(Entries with chart source code)
==========

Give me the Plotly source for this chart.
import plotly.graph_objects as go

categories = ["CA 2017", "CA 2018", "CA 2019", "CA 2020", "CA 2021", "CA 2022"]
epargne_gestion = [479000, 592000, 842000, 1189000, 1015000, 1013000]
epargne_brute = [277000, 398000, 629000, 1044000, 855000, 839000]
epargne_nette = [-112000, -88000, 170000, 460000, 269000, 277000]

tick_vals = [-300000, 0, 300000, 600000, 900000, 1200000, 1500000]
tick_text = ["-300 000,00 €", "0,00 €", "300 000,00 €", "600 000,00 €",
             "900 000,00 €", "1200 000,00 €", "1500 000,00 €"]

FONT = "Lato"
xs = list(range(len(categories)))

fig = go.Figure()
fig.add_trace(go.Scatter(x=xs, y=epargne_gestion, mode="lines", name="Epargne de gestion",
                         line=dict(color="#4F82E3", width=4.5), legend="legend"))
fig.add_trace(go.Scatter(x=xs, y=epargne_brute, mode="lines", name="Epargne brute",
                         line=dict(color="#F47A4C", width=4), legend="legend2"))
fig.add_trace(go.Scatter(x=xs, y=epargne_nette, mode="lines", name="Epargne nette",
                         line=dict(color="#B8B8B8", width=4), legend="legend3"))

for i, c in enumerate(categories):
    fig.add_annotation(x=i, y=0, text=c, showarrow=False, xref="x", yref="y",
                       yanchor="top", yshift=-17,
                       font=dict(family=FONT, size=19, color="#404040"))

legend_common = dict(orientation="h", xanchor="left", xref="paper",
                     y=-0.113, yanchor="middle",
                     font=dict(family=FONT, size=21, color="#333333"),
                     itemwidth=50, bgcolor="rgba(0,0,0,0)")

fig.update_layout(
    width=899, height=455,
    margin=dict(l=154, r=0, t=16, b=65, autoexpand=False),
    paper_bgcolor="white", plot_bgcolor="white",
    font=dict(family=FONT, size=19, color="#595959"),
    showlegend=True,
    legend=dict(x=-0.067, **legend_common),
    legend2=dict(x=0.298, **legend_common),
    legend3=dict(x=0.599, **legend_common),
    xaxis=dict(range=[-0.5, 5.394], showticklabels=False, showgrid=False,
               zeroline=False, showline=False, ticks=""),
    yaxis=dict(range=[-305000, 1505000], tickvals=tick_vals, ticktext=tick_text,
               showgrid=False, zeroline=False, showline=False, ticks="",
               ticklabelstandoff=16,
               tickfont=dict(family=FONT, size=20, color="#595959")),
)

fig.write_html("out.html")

==========

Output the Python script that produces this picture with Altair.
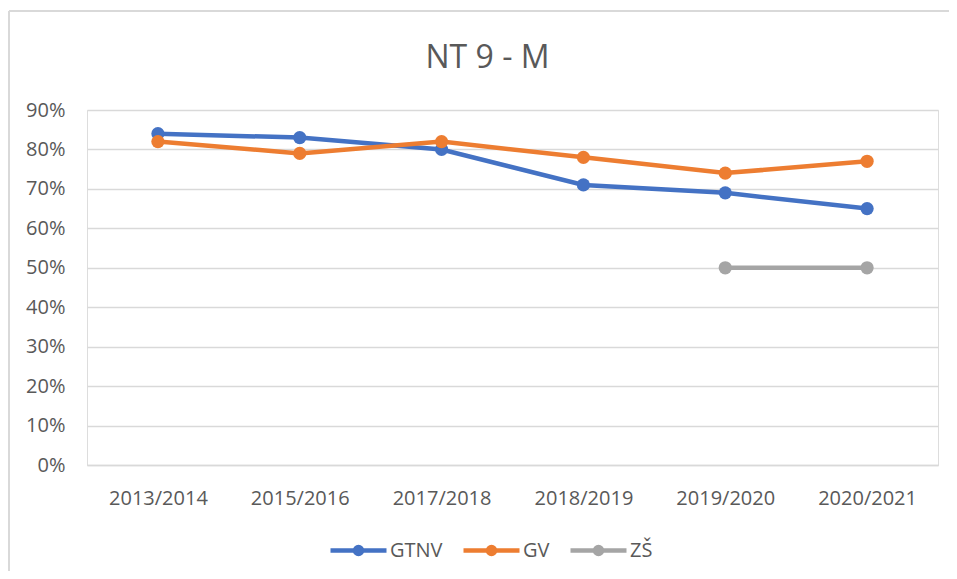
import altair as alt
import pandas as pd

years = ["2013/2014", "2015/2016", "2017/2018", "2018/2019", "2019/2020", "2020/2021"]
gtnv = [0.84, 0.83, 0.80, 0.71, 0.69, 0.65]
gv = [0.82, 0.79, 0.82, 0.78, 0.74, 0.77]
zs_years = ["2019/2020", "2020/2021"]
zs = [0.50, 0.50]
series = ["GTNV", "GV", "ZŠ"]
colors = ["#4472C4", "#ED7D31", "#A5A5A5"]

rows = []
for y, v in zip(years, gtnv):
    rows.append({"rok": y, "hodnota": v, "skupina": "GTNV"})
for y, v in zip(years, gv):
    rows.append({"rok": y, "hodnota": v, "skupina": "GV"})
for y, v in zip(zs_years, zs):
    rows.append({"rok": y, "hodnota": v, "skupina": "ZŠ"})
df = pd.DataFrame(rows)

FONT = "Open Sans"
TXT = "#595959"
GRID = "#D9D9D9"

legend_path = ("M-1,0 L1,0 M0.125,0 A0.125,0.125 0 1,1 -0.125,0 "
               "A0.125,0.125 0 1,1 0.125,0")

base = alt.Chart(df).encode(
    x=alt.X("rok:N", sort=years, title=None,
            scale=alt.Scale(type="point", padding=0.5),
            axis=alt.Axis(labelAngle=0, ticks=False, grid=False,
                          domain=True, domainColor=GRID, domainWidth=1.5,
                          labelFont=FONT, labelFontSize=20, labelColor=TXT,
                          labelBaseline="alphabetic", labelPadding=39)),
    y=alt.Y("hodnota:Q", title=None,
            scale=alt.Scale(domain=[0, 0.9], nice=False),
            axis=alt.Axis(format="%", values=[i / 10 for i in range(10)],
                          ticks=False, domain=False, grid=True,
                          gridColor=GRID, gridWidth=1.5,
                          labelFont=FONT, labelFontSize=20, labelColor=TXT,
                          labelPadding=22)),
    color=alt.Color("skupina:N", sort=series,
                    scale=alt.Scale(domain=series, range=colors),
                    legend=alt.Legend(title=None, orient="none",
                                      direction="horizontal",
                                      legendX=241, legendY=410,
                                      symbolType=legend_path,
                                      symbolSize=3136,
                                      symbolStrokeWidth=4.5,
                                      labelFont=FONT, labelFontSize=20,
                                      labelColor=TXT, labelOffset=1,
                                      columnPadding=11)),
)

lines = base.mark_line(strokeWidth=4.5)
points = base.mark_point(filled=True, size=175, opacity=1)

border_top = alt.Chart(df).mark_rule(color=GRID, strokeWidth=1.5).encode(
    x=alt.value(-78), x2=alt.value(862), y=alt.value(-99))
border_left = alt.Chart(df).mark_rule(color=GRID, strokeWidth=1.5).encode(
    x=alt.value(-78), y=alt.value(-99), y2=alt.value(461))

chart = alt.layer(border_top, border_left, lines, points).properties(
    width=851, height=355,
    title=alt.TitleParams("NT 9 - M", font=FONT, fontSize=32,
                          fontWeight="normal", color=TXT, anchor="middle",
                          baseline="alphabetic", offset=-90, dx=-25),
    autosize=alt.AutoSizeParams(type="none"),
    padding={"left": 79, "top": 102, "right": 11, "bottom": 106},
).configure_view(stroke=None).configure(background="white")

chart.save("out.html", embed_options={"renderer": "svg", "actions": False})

==========

To be done:
Gather all lines from the listing above in which "this" occurs.

The output:
Give me the Plotly source for this chart.
Output the Python script that produces this picture with Altair.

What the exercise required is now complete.